Eventually, the answer comes: 'I like numbers, because, with numbers, truth and beauty are the same thing. You know you're getting somewhere when the equations start looking beautiful. Then you know the numbers are taking you closer to the secret of how things are.'

And soon after this, the kissing begins.

Sadly, this is not how mathematics is usually presented in the cinema. All too often, mathematicians are portrayed as withdrawn, paranoid or even mad. But at least our subject does now seem to be achieving a higher profile in the media, and the book under review captures something of this.

After a general essay on Mathematics in the Cinema, by Michele Emmer, there are short articles on individual films, including A Beautiful Mind, Good Will Hunting, Pi and Enigma, though the last of these is really more of an essay about code-breaking at Bletchley Park in the Second World War. The articles are mostly non-technical, though the one for Cube has a very detailed treatment of the mathematics that the characters need in order to get out of their 'imprisonment' in the film. The book introduced me to several films that I hadn't come across before, including Moebius (1996), in which an underground train full of people disappears because of a topological effect.

The book is not only about mathematics and the cinema; it includes also some other topics from the world of art and technology, ranging from well-illustrated articles on the sculptures of John Robinson and the optics of Euclid, to accounts of public-key cryptography and the problem of visualizing how a sphere can turn itself inside-out.

But it is the cinema part of the book that is the most coherent and distinctive. (I know of no other such book at present, though I would certainly recommend checking out one or two web sites, including http://world.std.com/~reinhold/mathmovies.html.) Both the design and layout of the book are good, though there are many typographical errors. The book may also have suffered somewhat in translation from the original (Italian) edition. In a short account of The Bank, for instance, we read that 'The film... is sprinkled with shots of Mandelbrot's sets... And there's also Julia, who's not only a fine actress but also has a lot of visual appeal.' Now, I have not actually seen The Bank, but I strongly suspect that there is nobody called Julia in it, and that the second sentence is, instead, an absurdly garbled translation of some remark or other about Julia sets.

The book was originally conceived as a contribution to World Mathematical Year 2000, and aims to reach out to non-mathematicians. I suspect, however, that it will be mathematicians who will find it of most interest, essentially as an account of how their subject is gradually finding its way into the media.

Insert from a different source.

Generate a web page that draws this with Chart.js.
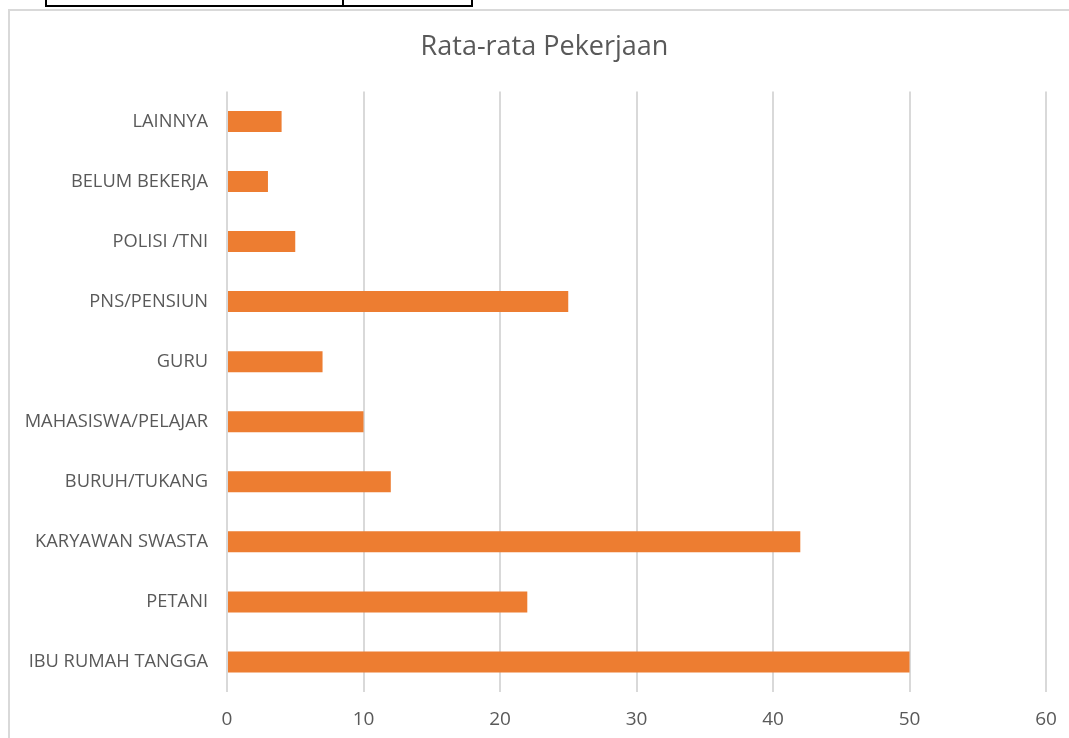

Just how effectively this is really happening is, of course, another matter. The book includes a published review of Good Will Hunting which observes that 'mathematics is referred to constantly, but in no scene is it presented coherently'. And the reviewer goes on to liken the film's mathematics to what Alfred Hitchcock used to call the 'MacGuffin', namely an object or idea (such as 'secret plans') which drives the plot and which matters greatly to everyone in the film, but doesn't, of itself, matter much to the audience.

Let us hope that mathematics isn't just a 'MacGuffin' in the cinema for too much longer.